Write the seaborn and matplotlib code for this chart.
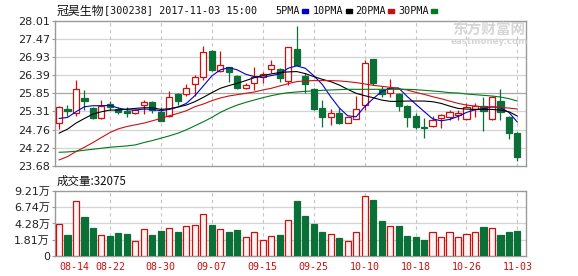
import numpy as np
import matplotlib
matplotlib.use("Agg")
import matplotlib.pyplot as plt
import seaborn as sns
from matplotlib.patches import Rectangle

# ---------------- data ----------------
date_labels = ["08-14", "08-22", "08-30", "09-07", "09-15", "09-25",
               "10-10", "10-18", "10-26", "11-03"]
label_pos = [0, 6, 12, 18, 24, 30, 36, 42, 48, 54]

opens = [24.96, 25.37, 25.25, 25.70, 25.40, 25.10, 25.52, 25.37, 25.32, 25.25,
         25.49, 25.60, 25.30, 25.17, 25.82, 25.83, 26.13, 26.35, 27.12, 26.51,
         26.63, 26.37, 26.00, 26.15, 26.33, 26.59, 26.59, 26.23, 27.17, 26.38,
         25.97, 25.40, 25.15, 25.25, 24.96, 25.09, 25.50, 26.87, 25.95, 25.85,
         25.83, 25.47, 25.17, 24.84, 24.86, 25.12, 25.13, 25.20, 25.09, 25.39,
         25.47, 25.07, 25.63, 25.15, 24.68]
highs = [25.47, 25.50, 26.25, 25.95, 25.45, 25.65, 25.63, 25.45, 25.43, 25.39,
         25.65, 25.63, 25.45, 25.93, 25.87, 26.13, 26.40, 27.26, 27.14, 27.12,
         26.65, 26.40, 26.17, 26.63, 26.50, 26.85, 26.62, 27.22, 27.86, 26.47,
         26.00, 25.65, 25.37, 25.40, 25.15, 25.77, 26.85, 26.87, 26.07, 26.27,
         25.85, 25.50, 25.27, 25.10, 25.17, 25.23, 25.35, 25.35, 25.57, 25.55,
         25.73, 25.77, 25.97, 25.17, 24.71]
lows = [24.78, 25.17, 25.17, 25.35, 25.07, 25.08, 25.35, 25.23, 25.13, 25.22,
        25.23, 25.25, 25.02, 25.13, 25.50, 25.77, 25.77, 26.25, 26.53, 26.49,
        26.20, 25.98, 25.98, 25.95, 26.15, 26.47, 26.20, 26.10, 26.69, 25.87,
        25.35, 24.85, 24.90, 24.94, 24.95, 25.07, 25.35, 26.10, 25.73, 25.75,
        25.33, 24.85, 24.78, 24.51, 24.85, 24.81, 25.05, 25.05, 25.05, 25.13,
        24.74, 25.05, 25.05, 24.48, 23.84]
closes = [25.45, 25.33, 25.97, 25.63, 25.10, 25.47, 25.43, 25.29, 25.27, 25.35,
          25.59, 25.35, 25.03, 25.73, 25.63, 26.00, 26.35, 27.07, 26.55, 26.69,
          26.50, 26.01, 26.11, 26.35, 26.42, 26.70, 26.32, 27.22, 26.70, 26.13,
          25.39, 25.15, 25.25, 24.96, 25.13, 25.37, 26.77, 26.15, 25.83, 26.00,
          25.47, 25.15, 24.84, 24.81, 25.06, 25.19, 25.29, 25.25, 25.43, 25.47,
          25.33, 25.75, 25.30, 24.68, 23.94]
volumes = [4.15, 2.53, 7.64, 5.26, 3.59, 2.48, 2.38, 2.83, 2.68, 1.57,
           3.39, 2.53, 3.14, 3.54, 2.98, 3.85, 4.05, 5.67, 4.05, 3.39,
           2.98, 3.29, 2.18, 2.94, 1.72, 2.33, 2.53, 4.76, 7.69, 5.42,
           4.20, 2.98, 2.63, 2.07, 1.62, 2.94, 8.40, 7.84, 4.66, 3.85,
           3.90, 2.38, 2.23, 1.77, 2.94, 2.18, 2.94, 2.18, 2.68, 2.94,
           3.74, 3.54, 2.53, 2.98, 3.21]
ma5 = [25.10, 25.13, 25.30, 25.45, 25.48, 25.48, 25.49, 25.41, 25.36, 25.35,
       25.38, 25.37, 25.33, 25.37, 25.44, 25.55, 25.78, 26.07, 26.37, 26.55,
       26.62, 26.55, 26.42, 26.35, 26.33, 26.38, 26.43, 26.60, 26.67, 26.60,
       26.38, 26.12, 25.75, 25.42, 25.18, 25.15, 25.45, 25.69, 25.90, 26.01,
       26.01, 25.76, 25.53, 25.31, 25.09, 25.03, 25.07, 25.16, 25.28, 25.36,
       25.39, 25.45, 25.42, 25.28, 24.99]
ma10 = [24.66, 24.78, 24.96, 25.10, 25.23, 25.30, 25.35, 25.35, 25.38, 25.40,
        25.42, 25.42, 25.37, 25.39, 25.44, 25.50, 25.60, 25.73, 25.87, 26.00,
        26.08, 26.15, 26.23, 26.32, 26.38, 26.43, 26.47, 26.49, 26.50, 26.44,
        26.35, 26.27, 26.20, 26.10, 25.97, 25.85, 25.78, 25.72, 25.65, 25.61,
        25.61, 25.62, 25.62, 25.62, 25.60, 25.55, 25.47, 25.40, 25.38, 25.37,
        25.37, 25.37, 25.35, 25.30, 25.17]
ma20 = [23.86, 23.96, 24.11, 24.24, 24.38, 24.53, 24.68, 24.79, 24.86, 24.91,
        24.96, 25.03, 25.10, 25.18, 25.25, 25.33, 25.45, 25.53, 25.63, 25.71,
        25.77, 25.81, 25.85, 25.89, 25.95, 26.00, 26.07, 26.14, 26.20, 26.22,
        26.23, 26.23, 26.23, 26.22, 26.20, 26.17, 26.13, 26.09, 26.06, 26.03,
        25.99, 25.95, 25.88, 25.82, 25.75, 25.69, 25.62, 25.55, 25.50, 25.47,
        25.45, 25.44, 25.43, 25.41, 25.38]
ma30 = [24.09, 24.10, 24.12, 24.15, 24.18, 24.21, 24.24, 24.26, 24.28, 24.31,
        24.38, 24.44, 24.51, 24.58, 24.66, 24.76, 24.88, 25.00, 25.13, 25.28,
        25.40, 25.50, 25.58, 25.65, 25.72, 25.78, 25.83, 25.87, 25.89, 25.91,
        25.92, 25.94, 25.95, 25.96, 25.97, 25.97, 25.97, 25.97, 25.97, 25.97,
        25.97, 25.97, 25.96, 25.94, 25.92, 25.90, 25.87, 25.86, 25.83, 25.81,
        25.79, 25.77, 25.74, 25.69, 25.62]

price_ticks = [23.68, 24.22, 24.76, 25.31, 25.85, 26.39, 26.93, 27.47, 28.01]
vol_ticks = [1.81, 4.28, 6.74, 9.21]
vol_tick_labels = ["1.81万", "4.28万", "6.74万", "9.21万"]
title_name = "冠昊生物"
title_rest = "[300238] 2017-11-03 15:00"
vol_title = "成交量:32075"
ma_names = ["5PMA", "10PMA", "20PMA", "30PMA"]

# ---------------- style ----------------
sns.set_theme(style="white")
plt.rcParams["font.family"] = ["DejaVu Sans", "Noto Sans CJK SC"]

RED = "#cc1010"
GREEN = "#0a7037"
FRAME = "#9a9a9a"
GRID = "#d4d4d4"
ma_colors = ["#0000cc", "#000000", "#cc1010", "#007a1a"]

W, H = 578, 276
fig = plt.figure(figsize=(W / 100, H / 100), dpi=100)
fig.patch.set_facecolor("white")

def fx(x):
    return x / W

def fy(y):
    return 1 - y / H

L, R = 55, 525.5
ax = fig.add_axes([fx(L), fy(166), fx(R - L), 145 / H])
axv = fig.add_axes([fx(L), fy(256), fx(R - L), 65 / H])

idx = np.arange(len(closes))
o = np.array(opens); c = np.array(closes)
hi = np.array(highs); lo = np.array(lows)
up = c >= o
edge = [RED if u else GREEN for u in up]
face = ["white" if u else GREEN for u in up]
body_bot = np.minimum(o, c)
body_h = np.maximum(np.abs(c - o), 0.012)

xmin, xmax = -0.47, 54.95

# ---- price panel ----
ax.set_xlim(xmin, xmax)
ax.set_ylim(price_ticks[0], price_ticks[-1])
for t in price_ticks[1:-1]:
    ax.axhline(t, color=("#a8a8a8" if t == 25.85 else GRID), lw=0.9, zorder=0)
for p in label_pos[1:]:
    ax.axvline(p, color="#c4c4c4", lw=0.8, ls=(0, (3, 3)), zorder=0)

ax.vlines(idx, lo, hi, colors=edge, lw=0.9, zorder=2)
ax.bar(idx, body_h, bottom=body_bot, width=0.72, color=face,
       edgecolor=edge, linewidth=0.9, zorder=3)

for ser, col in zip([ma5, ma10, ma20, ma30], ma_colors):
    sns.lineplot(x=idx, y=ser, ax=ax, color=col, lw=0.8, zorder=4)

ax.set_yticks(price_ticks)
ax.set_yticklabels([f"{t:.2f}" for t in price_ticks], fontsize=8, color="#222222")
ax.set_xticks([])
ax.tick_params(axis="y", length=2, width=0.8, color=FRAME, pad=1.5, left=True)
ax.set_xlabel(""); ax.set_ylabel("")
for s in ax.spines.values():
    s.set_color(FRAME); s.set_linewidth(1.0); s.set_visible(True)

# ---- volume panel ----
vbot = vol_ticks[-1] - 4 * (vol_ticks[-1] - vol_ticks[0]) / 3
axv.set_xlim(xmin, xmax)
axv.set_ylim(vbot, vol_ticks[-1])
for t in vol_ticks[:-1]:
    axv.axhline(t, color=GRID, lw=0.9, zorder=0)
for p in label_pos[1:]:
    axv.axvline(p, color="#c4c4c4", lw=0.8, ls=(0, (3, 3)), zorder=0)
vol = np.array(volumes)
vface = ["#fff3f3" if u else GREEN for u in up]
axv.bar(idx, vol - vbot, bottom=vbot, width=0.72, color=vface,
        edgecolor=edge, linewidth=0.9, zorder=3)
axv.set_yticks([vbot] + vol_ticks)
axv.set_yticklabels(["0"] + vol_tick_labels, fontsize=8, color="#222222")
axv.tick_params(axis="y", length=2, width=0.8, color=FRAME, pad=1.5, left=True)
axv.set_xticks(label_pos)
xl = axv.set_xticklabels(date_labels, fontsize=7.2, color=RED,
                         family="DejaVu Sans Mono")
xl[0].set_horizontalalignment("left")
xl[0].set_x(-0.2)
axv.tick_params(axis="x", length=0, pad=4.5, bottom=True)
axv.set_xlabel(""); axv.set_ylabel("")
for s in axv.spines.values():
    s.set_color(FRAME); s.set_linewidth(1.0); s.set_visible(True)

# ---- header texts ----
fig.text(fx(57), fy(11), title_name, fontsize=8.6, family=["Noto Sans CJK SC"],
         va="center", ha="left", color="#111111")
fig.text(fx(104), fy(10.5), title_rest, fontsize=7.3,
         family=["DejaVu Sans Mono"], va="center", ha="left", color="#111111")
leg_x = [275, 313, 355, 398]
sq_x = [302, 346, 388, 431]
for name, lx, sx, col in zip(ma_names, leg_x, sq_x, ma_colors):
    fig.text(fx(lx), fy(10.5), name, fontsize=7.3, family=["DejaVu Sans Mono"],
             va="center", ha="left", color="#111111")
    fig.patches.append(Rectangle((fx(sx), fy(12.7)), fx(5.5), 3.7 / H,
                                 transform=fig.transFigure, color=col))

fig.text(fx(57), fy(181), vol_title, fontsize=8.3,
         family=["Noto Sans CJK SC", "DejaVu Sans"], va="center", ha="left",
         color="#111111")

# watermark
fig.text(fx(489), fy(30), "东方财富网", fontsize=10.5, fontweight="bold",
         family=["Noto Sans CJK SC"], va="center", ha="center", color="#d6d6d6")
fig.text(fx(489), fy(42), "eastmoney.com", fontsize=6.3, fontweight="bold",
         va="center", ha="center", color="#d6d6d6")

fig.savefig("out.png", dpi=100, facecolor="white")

—————

Take the lines from the start of the material to the line with "from matplotlib.patches import Rectangle", both included, and transcribe them exactly without the pictures.

■ **Worked answer**:
Write the seaborn and matplotlib code for this chart.
import numpy as np
import matplotlib
matplotlib.use("Agg")
import matplotlib.pyplot as plt
import seaborn as sns
from matplotlib.patches import Rectangle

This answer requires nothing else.